El país que creía que su destino manifiesto era eterno ya empezaba a dar muestras de deterioro a nivel doméstico e internacional. Por mucho que el actual mandatario proclamara que su administración haría que Estados Unidos se engrandeciera de nuevo, la pandemia solo ha hecho más evidentes las fallas estructurales de una sociedad excluyente cuyos postulados se centran más en hazañas individuales que en un esfuerzo colectivo y solidario.
Las disparidades socioeconómicas y regionales sitúan a este país entre los más desiguales de la región, sobre todo para las minorías de color y los pueblos originarios. Además, el liderazgo internacional de Estados Unidos se ha venido erosionando conforme se consolidan otras potencias mundiales, especialmente China. De ahí que la administración Trump le achaque a su principal rival todos los males que sufre, a tal punto que las relaciones entre ambos países se encuentran en un absurdo impasse.

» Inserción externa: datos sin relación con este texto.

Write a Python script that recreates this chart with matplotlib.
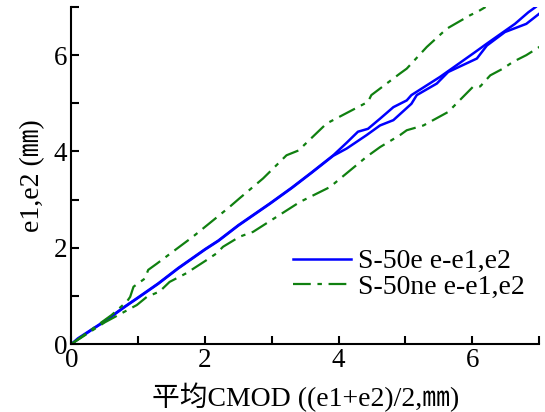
import matplotlib
matplotlib.use("Agg")
import matplotlib.pyplot as plt

plt.rcParams['font.family'] = ['Liberation Serif', 'Noto Sans CJK SC', 'DejaVu Sans']

# S-50e e-e1,e2 (two gauges)
blue1_x = [0, 0.1, 0.3, 0.5, 0.8, 1.0, 1.3, 1.6, 2.0, 2.2, 2.5, 2.97, 3.3, 3.6, 3.92,
           4.12, 4.29, 4.44, 4.62, 4.82, 5.02, 5.09, 5.52, 6.04, 6.22, 6.64, 6.84, 6.95]
blue1_y = [0, 0.12, 0.3, 0.48, 0.78, 0.97, 1.26, 1.58, 1.97, 2.15, 2.47, 2.92, 3.25, 3.57, 3.92,
           4.18, 4.41, 4.47, 4.68, 4.92, 5.06, 5.17, 5.55, 6.06, 6.24, 6.65, 6.89, 7.0]
blue2_x = [0, 0.1, 0.3, 0.5, 0.8, 1.0, 1.3, 1.6, 2.0, 2.2, 2.5, 2.97, 3.3, 3.6, 3.92,
           4.12, 4.42, 4.62, 4.82, 5.09, 5.17, 5.47, 5.64, 6.07, 6.22, 6.49, 6.81, 7.04]
blue2_y = [0, 0.1, 0.29, 0.47, 0.77, 0.96, 1.25, 1.57, 1.96, 2.14, 2.46, 2.91, 3.24, 3.56, 3.91,
           4.06, 4.34, 4.54, 4.65, 4.99, 5.17, 5.41, 5.65, 5.93, 6.2, 6.48, 6.65, 6.9]

# S-50ne e-e1,e2 (two gauges)
green1_x = [0, 0.3, 0.6, 0.83, 0.88, 0.93, 1.10, 1.15, 1.28, 1.55, 1.82, 2.22, 2.37, 2.52,
            2.87, 3.22, 3.40, 3.82, 4.44, 4.49, 4.92, 5.02, 5.32, 5.62, 5.97, 6.09, 6.2]
green1_y = [0, 0.3, 0.6, 0.88, 0.98, 1.19, 1.36, 1.54, 1.67, 1.95, 2.23, 2.68, 2.85, 3.03,
            3.44, 3.92, 4.02, 4.58, 5.03, 5.17, 5.62, 5.72, 6.17, 6.55, 6.83, 6.91, 7.0]
green2_x = [0, 0.5, 0.98, 1.13, 1.32, 1.47, 1.72, 2.02, 2.17, 2.27, 2.52, 2.72, 3.42, 3.87,
            4.42, 4.62, 4.92, 5.02, 5.27, 5.64, 6.01, 6.12, 6.27, 6.46, 6.61, 6.81, 7.04]
green2_y = [0, 0.45, 0.81, 0.98, 1.09, 1.29, 1.47, 1.74, 1.88, 2.02, 2.23, 2.33, 2.95, 3.26,
            3.89, 4.09, 4.34, 4.44, 4.54, 4.82, 5.34, 5.35, 5.58, 5.72, 5.86, 6.0, 6.2]

series_labels = ['S-50e e-e1,e2', 'S-50ne e-e1,e2']
x_label = '平均CMOD ((e1+e2)/2,㎜)'
y_label = 'e1,e2 (㎜)'
ticks_major = [0, 2, 4, 6]
ticks_all = [0, 1, 2, 3, 4, 5, 6, 7]

fig = plt.figure(figsize=(5.45, 4.12), dpi=100)
ax = fig.add_axes([0.131, 0.165, 0.858, 0.818])

blue = '#0000ff'
green = '#108010'
dash = (0, (8, 3, 2, 3))

ax.plot(blue1_x, blue1_y, color=blue, lw=1.8, label=series_labels[0])
ax.plot(blue2_x, blue2_y, color=blue, lw=1.8)
ax.plot(green1_x, green1_y, color=green, lw=1.6, linestyle=dash, label=series_labels[1])
ax.plot(green2_x, green2_y, color=green, lw=1.6, linestyle=dash)

ax.set_xlim(0, 7)
ax.set_ylim(0, 7)
ax.spines['top'].set_visible(False)
ax.spines['right'].set_visible(False)
for s in ('left', 'bottom'):
    ax.spines[s].set_linewidth(1.5)

ax.set_xticks(ticks_all, minor=True)
ax.set_yticks(ticks_all, minor=True)
ax.set_xticks(ticks_major)
ax.set_yticks(ticks_major)
ax.tick_params(which='both', direction='in', length=6, width=1.5, labelsize=19.5)
ax.tick_params(axis='x', pad=3)
ax.tick_params(axis='y', pad=3)

ax.set_xlabel(x_label, fontsize=20, labelpad=7)
ax.set_ylabel(y_label, fontsize=20, labelpad=6)

leg = ax.legend(loc='lower right', bbox_to_anchor=(1.005, 0.082), frameon=False,
                fontsize=20, handlelength=2.1, handletextpad=0.25, labelspacing=0.0,
                borderaxespad=0.2)

fig.savefig('out.png', dpi=100)
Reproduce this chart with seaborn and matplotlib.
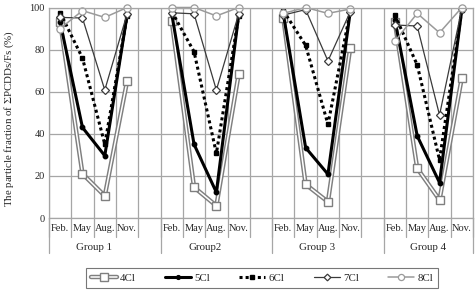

Pero si algo nos ha mostrado el 2020 es que nada está escrito en piedra. Aunque existen altas posibilidades de que Biden se mantenga a la cabeza en los sondeos, el camino a las elecciones de noviembre es todavía muy largo e incierto. Pesará el dato de a quién escoja él como su compañera de fórmula. Influirá si mantiene un mensaje consistente sin incomodar inútilmente a los electores de color, quienes al fin y al cabo definen las elecciones. Pero los colegios electorales lo coronarán si la gente vota masivamente y el presidente no altera maliciosamente el voto por correo, sobre todo en los estados en disputa, como Pensilvania, Michigan, Ohio y Florida.
Con o sin Trump, la sociedad estadounidense está en una encrucijada jodida. Y aunque gane Biden, la ruta hacia la recuperación de su liderazgo internacional dependerá no solo de la renovación en Washington, sino de un nuevo contrato social interno.